Afghanistan is 99 percent Muslim, and it is a capital crime there to convert to Christianity. Moreover, the defeat of Soviet forces by Afghan religious militias and the subsequent years of Taliban rule in the 1990s made Afghan society much more conservative than in the early 1970s, when Ghani first came to live there as a bride.
The president, a cerebral former World Bank official, is in a hurry to revolutionize the country’s languid, corrupt and hidebound official culture, and he has already made many enemies. During his candidacy, a smear campaign began against his wife. Critics warned that she would seek to convert Afghan women, and doctored photos showed her husband praying in a church. There were even suggestions that he should divorce her.
But on inauguration day, the new president publicly saluted Rula as his life partner, an unprecedented gesture. In subsequent interviews, she drew criticism for saying women should take up roles in business, professions and public life. In November, she aroused further controversy by saying she supported a French government ban on Muslim women wearing the niqab, a full-face veil, and adding that she would never wear one. Later government aides said she had been misquoted.

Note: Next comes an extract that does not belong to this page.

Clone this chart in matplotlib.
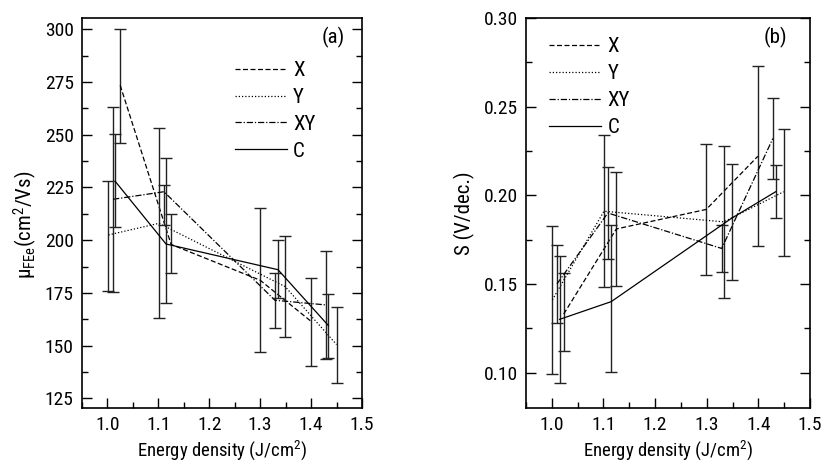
import matplotlib
matplotlib.use("Agg")
import matplotlib.pyplot as plt
from matplotlib.ticker import MultipleLocator, FormatStrFormatter

plt.rcParams['font.family'] = ['Liberation Sans Narrow', 'Roboto Condensed',
                               'Liberation Sans', 'DejaVu Sans']
plt.rcParams['mathtext.default'] = 'regular'

series = ["X", "Y", "XY", "C"]

# Panel (a): mobility
a_x = {"X": [1.025, 1.125, 1.300, 1.400],
       "Y": [1.002, 1.101, 1.349, 1.450],
       "XY": [1.011, 1.111, 1.329, 1.429],
       "C": [1.015, 1.115, 1.335, 1.434]}
a_y = {"X": [273.5, 198.0, 181.0, 161.5],
       "Y": [202.5, 208.0, 178.0, 150.5],
       "XY": [219.4, 223.0, 171.5, 169.3],
       "C": [228.0, 198.2, 186.0, 159.5]}
a_lo = {"X": [246.2, 184.3, 147.1, 140.4],
        "Y": [176.0, 163.3, 154.3, 132.4],
        "XY": [175.6, 207.2, 158.2, 143.5],
        "C": [206.1, 170.4, 172.4, 144.3]}
a_hi = {"X": [300.0, 212.3, 215.1, 182.2],
        "Y": [228.2, 253.1, 202.1, 168.2],
        "XY": [263.0, 226.2, 184.3, 195.0],
        "C": [250.2, 239.1, 200.1, 174.3]}

# Panel (b): subthreshold swing
b_x = {"X": [1.023, 1.125, 1.299, 1.399],
       "Y": [1.001, 1.101, 1.333, 1.449],
       "XY": [1.010, 1.1085, 1.329, 1.428],
       "C": [1.015, 1.115, 1.348, 1.4335]}
b_y = {"X": [0.133, 0.181, 0.192, 0.222],
       "Y": [0.141, 0.191, 0.185, 0.202],
       "XY": [0.150, 0.190, 0.170, 0.232],
       "C": [0.130, 0.140, 0.187, 0.202]}
b_lo = {"X": [0.1121, 0.1491, 0.1549, 0.1712],
        "Y": [0.0989, 0.1481, 0.1422, 0.1660],
        "XY": [0.1280, 0.1643, 0.1570, 0.2089],
        "C": [0.0943, 0.1003, 0.1520, 0.1869]}
b_hi = {"X": [0.1563, 0.2130, 0.2290, 0.2731],
        "Y": [0.1829, 0.2342, 0.2280, 0.2376],
        "XY": [0.1718, 0.2158, 0.1835, 0.2549],
        "C": [0.1656, 0.1835, 0.2179, 0.2169]}

styles = {"X": (0, (4, 2)), "Y": (0, (1, 1.6)), "XY": (0, (5, 1.5, 1, 1.5)), "C": "-"}

fig = plt.figure(figsize=(8.24, 4.68), dpi=100)
axA = fig.add_axes([82/824, 1-408/468, 280/824, 390/468])
axB = fig.add_axes([526/824, 1-408/468, 284/824, 390/468])

def draw(ax, xs, ys, los, his):
    for s in series:
        x = xs[s]; y = ys[s]
        lo = [yy - l for yy, l in zip(y, los[s])]
        hi = [h - yy for yy, h in zip(y, his[s])]
        ax.errorbar(x, y, yerr=[lo, hi], fmt='none', ecolor='#222222',
                    elinewidth=1.0, capsize=4, capthick=1.0)
        ax.plot(x, y, color='black', lw=0.9, linestyle=styles[s], label=s)

def style(ax):
    ax.set_xlim(0.95, 1.5)
    ax.xaxis.set_major_locator(MultipleLocator(0.1))
    ax.xaxis.set_minor_locator(MultipleLocator(0.05))
    ax.tick_params(axis='both', which='major', direction='in', length=7, width=1,
                   labelsize=14, pad=6)
    ax.tick_params(axis='both', which='minor', direction='in', length=4, width=1)
    ax.tick_params(axis='y', which='both', right=True, labelright=False)
    for sp in ax.spines.values():
        sp.set_linewidth(1.2)
    ax.set_xlabel('Energy density (J/cm$^2$)', fontsize=13.5, labelpad=3)
    ax.legend(loc='upper left', frameon=False, fontsize=15, handlelength=2.5,
              handletextpad=0.3, labelspacing=0.38, borderpad=0, borderaxespad=0)

draw(axA, a_x, a_y, a_lo, a_hi)
axA.set_ylim(120.4, 305.4)
axA.yaxis.set_major_locator(MultipleLocator(25))
axA.yaxis.set_minor_locator(MultipleLocator(12.5))
style(axA)
axA.get_legend().set_bbox_to_anchor((0.546, 0.890), transform=axA.transAxes)
axA.set_ylabel('μ$_{FEe}$(cm$^2$/Vs)', fontsize=15)
axA.yaxis.set_label_coords(-0.155, 0.47)
axA.text(0.896, 0.951, '(a)', transform=axA.transAxes, fontsize=15,
         ha='center', va='center')

draw(axB, b_x, b_y, b_lo, b_hi)
axB.set_ylim(0.08, 0.30)
axB.yaxis.set_major_locator(MultipleLocator(0.05))
axB.yaxis.set_minor_locator(MultipleLocator(0.025))
axB.yaxis.set_major_formatter(FormatStrFormatter('%.2f'))
style(axB)
axB.get_legend().set_bbox_to_anchor((0.081, 0.950), transform=axB.transAxes)
axB.set_ylabel('S (V/dec.)', fontsize=15)
axB.yaxis.set_label_coords(-0.18, 0.5)
axB.text(0.877, 0.951, '(b)', transform=axB.transAxes, fontsize=15,
         ha='center', va='center')

fig.savefig('out.png', dpi=100)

Now, after a period of relative seclusion, the first lady has re-emerged with a new, less provocative persona, and she is officially referred to as Bibi Gul, a traditional Afghan name that means Flower Lady. In recent statements, she has insisted she has no intention of using her position to challenge Afghan mores. “My aim is not to revolutionize,” Ghani told one interviewer. “I’m here to help women establish their own importance within the family.”
In her appearance Wednesday, she tried to draw a distinction between the moderate version of Islam she encountered in Afghan society during the 1970s and the more fanatical version being promulgated by the Taliban and other extremist groups today, which she said have “distorted” the true Islam. “We have to go back to the basics,” she said.
For most of the discussion, she remained cheerfully on message and boosterish about Afghanistan, insisting that “the sky is not falling” and urging Afghan students in the United States to return home to help rebuild their country. Only in few bursts of candor did she reveal her frustrations. At one point she blurted that at the two main Afghan security ministries — long controlled by her husband’s ethnic rivals — “respect for women does not exist.”
The audience included Afghan professional women, students, and American colleagues from various charities and women’s groups. Several expressed excitement about Ghani’s potential to change Afghan society, though others suggested she would remain constrained by the prevailing conservative political and religious climate.
Ghani’s efforts to portray herself as a non-threatening, grandmotherly figure may help counter her critics’ efforts to tar her as a subversive foreign influence. But merely by traveling alone to the West and appearing in public without her head covered, she is defying Afghan history.
In the 1920s, when Queen Soraya toured Europe bare-headed, the reaction from conservative Afghan society was so negative that her husband’s government soon fell.